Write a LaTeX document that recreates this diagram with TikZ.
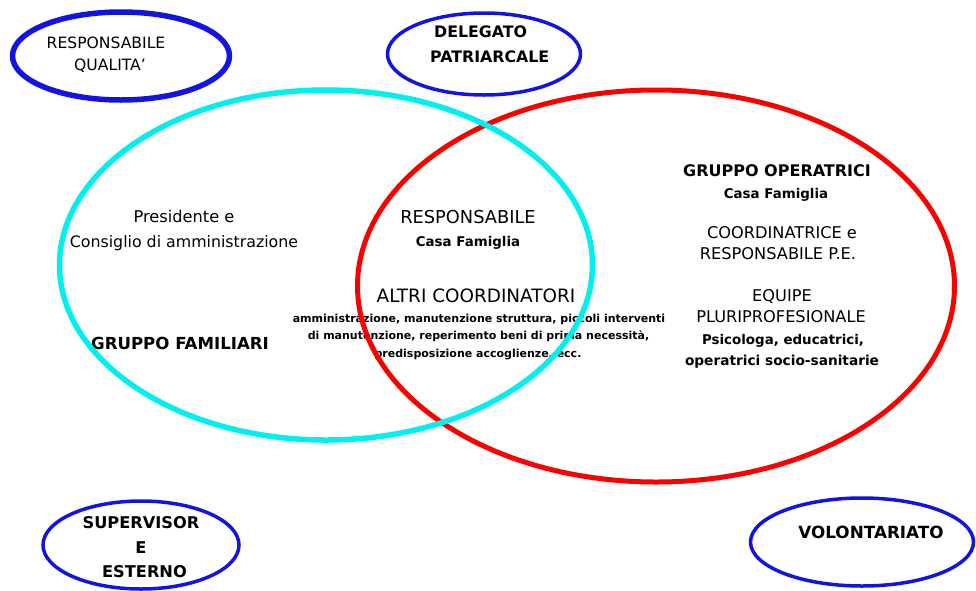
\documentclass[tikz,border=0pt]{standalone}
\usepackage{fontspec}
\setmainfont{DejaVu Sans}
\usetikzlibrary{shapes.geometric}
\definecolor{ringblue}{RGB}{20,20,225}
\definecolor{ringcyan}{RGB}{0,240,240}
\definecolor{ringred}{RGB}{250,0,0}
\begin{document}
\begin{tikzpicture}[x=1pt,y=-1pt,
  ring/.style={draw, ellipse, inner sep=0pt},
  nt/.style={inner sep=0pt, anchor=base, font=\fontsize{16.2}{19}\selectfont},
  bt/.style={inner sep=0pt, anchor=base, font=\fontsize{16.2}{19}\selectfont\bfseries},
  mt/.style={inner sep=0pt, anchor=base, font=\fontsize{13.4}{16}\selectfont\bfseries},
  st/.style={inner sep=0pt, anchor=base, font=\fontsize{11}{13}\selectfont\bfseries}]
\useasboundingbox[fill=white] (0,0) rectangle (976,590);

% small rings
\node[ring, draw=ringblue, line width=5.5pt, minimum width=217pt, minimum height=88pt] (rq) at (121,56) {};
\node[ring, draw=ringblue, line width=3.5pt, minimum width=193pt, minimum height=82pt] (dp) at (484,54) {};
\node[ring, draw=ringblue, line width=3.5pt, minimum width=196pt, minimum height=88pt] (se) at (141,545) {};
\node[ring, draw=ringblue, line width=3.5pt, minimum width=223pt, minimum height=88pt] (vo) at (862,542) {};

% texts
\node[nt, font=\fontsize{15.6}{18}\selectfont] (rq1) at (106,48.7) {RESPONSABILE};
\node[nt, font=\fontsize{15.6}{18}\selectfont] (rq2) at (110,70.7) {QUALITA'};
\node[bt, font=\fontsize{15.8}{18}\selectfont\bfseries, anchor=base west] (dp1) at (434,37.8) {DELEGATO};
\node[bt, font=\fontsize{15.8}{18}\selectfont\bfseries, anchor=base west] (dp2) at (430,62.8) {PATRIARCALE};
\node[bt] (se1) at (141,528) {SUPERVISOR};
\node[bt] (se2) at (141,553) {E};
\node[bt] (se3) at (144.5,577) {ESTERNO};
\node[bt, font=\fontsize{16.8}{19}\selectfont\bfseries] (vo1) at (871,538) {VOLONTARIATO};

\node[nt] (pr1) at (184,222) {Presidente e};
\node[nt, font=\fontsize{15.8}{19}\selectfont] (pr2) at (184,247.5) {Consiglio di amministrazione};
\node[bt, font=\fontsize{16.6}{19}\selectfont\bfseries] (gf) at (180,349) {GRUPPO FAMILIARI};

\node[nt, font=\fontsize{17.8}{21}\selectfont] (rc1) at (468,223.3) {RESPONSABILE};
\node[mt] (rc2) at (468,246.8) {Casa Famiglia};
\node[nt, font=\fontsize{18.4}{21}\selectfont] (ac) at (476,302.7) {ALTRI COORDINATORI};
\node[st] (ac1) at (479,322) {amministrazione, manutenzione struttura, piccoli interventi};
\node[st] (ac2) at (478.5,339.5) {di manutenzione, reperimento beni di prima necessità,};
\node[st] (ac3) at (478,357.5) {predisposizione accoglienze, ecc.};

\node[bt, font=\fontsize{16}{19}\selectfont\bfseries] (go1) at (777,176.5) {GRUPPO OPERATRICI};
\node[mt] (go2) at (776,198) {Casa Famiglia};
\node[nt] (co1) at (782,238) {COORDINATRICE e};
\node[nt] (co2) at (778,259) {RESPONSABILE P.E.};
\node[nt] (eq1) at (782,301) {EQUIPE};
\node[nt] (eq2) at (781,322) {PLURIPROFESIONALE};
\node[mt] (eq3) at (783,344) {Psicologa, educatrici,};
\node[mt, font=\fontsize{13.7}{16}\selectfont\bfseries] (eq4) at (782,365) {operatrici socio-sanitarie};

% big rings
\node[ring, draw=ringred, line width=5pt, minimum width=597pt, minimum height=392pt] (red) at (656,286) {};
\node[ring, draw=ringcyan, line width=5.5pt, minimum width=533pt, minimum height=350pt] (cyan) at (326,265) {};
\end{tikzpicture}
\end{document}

• **Problem to work on**: Every line from the top of the material above through the line with "(gf) at (180,349)" should be duplicated exactly, please; leave out the pictures.

• **Response to the task**:
Write a LaTeX document that recreates this diagram with TikZ.
\documentclass[tikz,border=0pt]{standalone}
\usepackage{fontspec}
\setmainfont{DejaVu Sans}
\usetikzlibrary{shapes.geometric}
\definecolor{ringblue}{RGB}{20,20,225}
\definecolor{ringcyan}{RGB}{0,240,240}
\definecolor{ringred}{RGB}{250,0,0}
\begin{document}
\begin{tikzpicture}[x=1pt,y=-1pt,
  ring/.style={draw, ellipse, inner sep=0pt},
  nt/.style={inner sep=0pt, anchor=base, font=\fontsize{16.2}{19}\selectfont},
  bt/.style={inner sep=0pt, anchor=base, font=\fontsize{16.2}{19}\selectfont\bfseries},
  mt/.style={inner sep=0pt, anchor=base, font=\fontsize{13.4}{16}\selectfont\bfseries},
  st/.style={inner sep=0pt, anchor=base, font=\fontsize{11}{13}\selectfont\bfseries}]
\useasboundingbox[fill=white] (0,0) rectangle (976,590);

% small rings
\node[ring, draw=ringblue, line width=5.5pt, minimum width=217pt, minimum height=88pt] (rq) at (121,56) {};
\node[ring, draw=ringblue, line width=3.5pt, minimum width=193pt, minimum height=82pt] (dp) at (484,54) {};
\node[ring, draw=ringblue, line width=3.5pt, minimum width=196pt, minimum height=88pt] (se) at (141,545) {};
\node[ring, draw=ringblue, line width=3.5pt, minimum width=223pt, minimum height=88pt] (vo) at (862,542) {};

% texts
\node[nt, font=\fontsize{15.6}{18}\selectfont] (rq1) at (106,48.7) {RESPONSABILE};
\node[nt, font=\fontsize{15.6}{18}\selectfont] (rq2) at (110,70.7) {QUALITA'};
\node[bt, font=\fontsize{15.8}{18}\selectfont\bfseries, anchor=base west] (dp1) at (434,37.8) {DELEGATO};
\node[bt, font=\fontsize{15.8}{18}\selectfont\bfseries, anchor=base west] (dp2) at (430,62.8) {PATRIARCALE};
\node[bt] (se1) at (141,528) {SUPERVISOR};
\node[bt] (se2) at (141,553) {E};
\node[bt] (se3) at (144.5,577) {ESTERNO};
\node[bt, font=\fontsize{16.8}{19}\selectfont\bfseries] (vo1) at (871,538) {VOLONTARIATO};

\node[nt] (pr1) at (184,222) {Presidente e};
\node[nt, font=\fontsize{15.8}{19}\selectfont] (pr2) at (184,247.5) {Consiglio di amministrazione};
\node[bt, font=\fontsize{16.6}{19}\selectfont\bfseries] (gf) at (180,349) {GRUPPO FAMILIARI};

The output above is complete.